• Given instruction: Images are not part of the copy; write out the rest of the data exactly as given.

• Recorded data:
===============
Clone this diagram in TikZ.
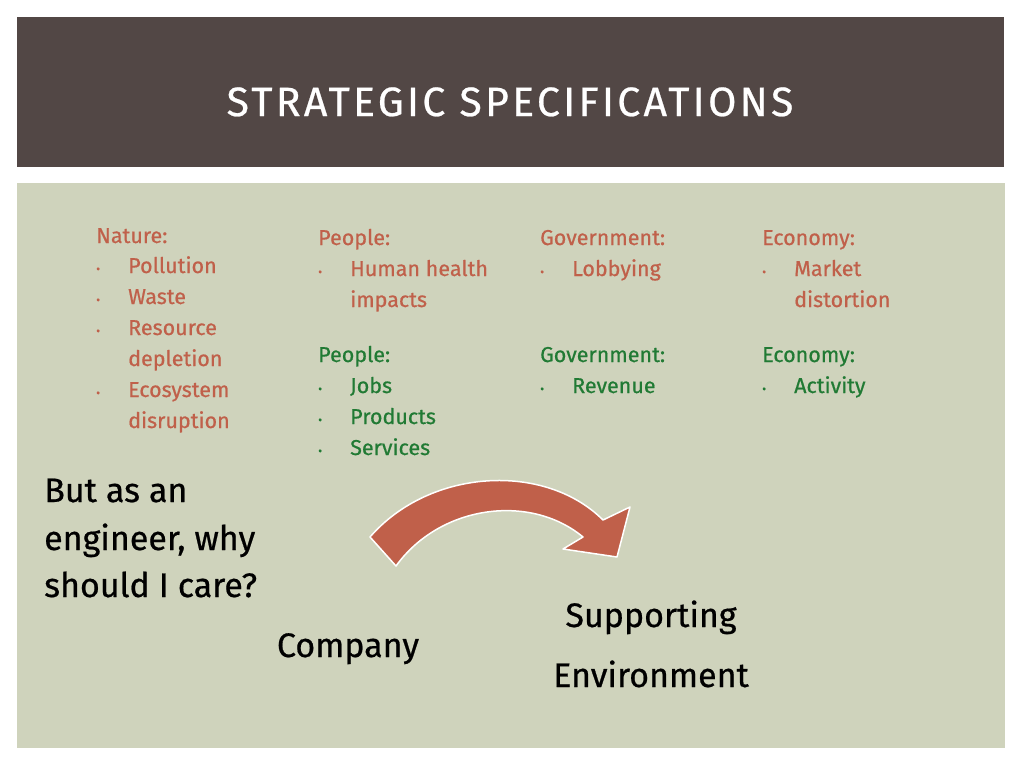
\documentclass[tikz,border=0pt]{standalone}
\usepackage{fontspec}
\setmainfont{Fira Sans}[FakeBold=0.6]
\definecolor{band}{HTML}{524745}
\definecolor{bg}{HTML}{CFD3BC}
\definecolor{rd}{HTML}{C0604A}
\definecolor{gr}{HTML}{217A34}
\tikzset{
 lbl/.style={anchor=base west,inner sep=0pt,font=\fontsize{21.5}{25}\selectfont},
 red/.style={lbl,text=rd},
 grn/.style={lbl,text=gr},
 big/.style={inner sep=0pt,font=\fontsize{34}{40}\selectfont,text=black}
}
\begin{document}
\begin{tikzpicture}[x=1pt,y=-1pt]
\useasboundingbox (0,0) rectangle (1024,768);
\fill[white] (0,0) rectangle (1024,768);
\fill[band] (17,17) rectangle (1004,167);
\fill[bg] (17,183) rectangle (1005,748);
\node[text=white,font=\fontsize{41}{44}\selectfont,anchor=base] (title) at (510,116) {\addfontfeature{LetterSpace=8}STRATEGIC SPECIFICATIONS};
% Nature
\node[red] (n0) at (96,243) {Nature:};
\foreach \y/\t [count=\i] in {273/Pollution,304/Waste,335/Resource,366/depletion,397/Ecosystem,428/disruption}{
  \node[red] (nt\i) at (128,\y) {\t};}
\foreach \y [count=\i] in {273,304,335,397}{\node[red] (nb\i) at (96,\y) {\large•};}
% People red
\node[red] (p0) at (318,245) {People:};
\node[red] (pb1) at (318,276) {\large•};
\node[red] (pt1) at (350,276) {Human health};
\node[red] (pt2) at (350,307) {impacts};
% Government red
\node[red] (g0) at (540,245) {Government:};
\node[red] (gb1) at (540,276) {\large•};
\node[red] (gt1) at (572,276) {Lobbying};
% Economy red
\node[red] (e0) at (762,245) {Economy:};
\node[red] (eb1) at (762,276) {\large•};
\node[red] (et1) at (794,276) {Market};
\node[red] (et2) at (794,307) {distortion};
% green
\node[grn] (q0) at (318,362) {People:};
\foreach \y/\t [count=\i] in {393/Jobs,424/Products,455/Services}{
  \node[grn] (qb\i) at (318,\y) {\large•};
  \node[grn] (qt\i) at (350,\y) {\t};}
\node[grn] (h0) at (540,362) {Government:};
\node[grn] (hb1) at (540,393) {\large•};
\node[grn] (ht1) at (572,393) {Revenue};
\node[grn] (f0) at (762,362) {Economy:};
\node[grn] (fb1) at (762,393) {\large•};
\node[grn] (ft1) at (794,393) {Activity};
% big text
\node[big,anchor=base west] (q1) at (44,502) {But as an};
\node[big,anchor=base west] (q2) at (44,550) {engineer, why};
\node[big,anchor=base west] (q3) at (44,597) {should I care?};
\node[big,anchor=base] (co) at (348,657) {Company};
\node[big,anchor=base] (su) at (651,627) {Supporting};
\node[big,anchor=base] (en) at (651,687) {Environment};
% arrow
\filldraw[fill=rd,draw=white,line width=1.5pt,line join=round]
 (370,537) .. controls (430,468) and (545,462) .. (603,520)
 -- (630,507) -- (617,557) -- (563,549) -- (583,537)
 .. controls (530,493) and (440,505) .. (396,566) -- cycle;
\end{tikzpicture}
\end{document}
===============
• Response:
Clone this diagram in TikZ.
\documentclass[tikz,border=0pt]{standalone}
\usepackage{fontspec}
\setmainfont{Fira Sans}[FakeBold=0.6]
\definecolor{band}{HTML}{524745}
\definecolor{bg}{HTML}{CFD3BC}
\definecolor{rd}{HTML}{C0604A}
\definecolor{gr}{HTML}{217A34}
\tikzset{
 lbl/.style={anchor=base west,inner sep=0pt,font=\fontsize{21.5}{25}\selectfont},
 red/.style={lbl,text=rd},
 grn/.style={lbl,text=gr},
 big/.style={inner sep=0pt,font=\fontsize{34}{40}\selectfont,text=black}
}
\begin{document}
\begin{tikzpicture}[x=1pt,y=-1pt]
\useasboundingbox (0,0) rectangle (1024,768);
\fill[white] (0,0) rectangle (1024,768);
\fill[band] (17,17) rectangle (1004,167);
\fill[bg] (17,183) rectangle (1005,748);
\node[text=white,font=\fontsize{41}{44}\selectfont,anchor=base] (title) at (510,116) {\addfontfeature{LetterSpace=8}STRATEGIC SPECIFICATIONS};
% Nature
\node[red] (n0) at (96,243) {Nature:};
\foreach \y/\t [count=\i] in {273/Pollution,304/Waste,335/Resource,366/depletion,397/Ecosystem,428/disruption}{
  \node[red] (nt\i) at (128,\y) {\t};}
\foreach \y [count=\i] in {273,304,335,397}{\node[red] (nb\i) at (96,\y) {\large•};}
% People red
\node[red] (p0) at (318,245) {People:};
\node[red] (pb1) at (318,276) {\large•};
\node[red] (pt1) at (350,276) {Human health};
\node[red] (pt2) at (350,307) {impacts};
% Government red
\node[red] (g0) at (540,245) {Government:};
\node[red] (gb1) at (540,276) {\large•};
\node[red] (gt1) at (572,276) {Lobbying};
% Economy red
\node[red] (e0) at (762,245) {Economy:};
\node[red] (eb1) at (762,276) {\large•};
\node[red] (et1) at (794,276) {Market};
\node[red] (et2) at (794,307) {distortion};
% green
\node[grn] (q0) at (318,362) {People:};
\foreach \y/\t [count=\i] in {393/Jobs,424/Products,455/Services}{
  \node[grn] (qb\i) at (318,\y) {\large•};
  \node[grn] (qt\i) at (350,\y) {\t};}
\node[grn] (h0) at (540,362) {Government:};
\node[grn] (hb1) at (540,393) {\large•};
\node[grn] (ht1) at (572,393) {Revenue};
\node[grn] (f0) at (762,362) {Economy:};
\node[grn] (fb1) at (762,393) {\large•};
\node[grn] (ft1) at (794,393) {Activity};
% big text
\node[big,anchor=base west] (q1) at (44,502) {But as an};
\node[big,anchor=base west] (q2) at (44,550) {engineer, why};
\node[big,anchor=base west] (q3) at (44,597) {should I care?};
\node[big,anchor=base] (co) at (348,657) {Company};
\node[big,anchor=base] (su) at (651,627) {Supporting};
\node[big,anchor=base] (en) at (651,687) {Environment};
% arrow
\filldraw[fill=rd,draw=white,line width=1.5pt,line join=round]
 (370,537) .. controls (430,468) and (545,462) .. (603,520)
 -- (630,507) -- (617,557) -- (563,549) -- (583,537)
 .. controls (530,493) and (440,505) .. (396,566) -- cycle;
\end{tikzpicture}
\end{document}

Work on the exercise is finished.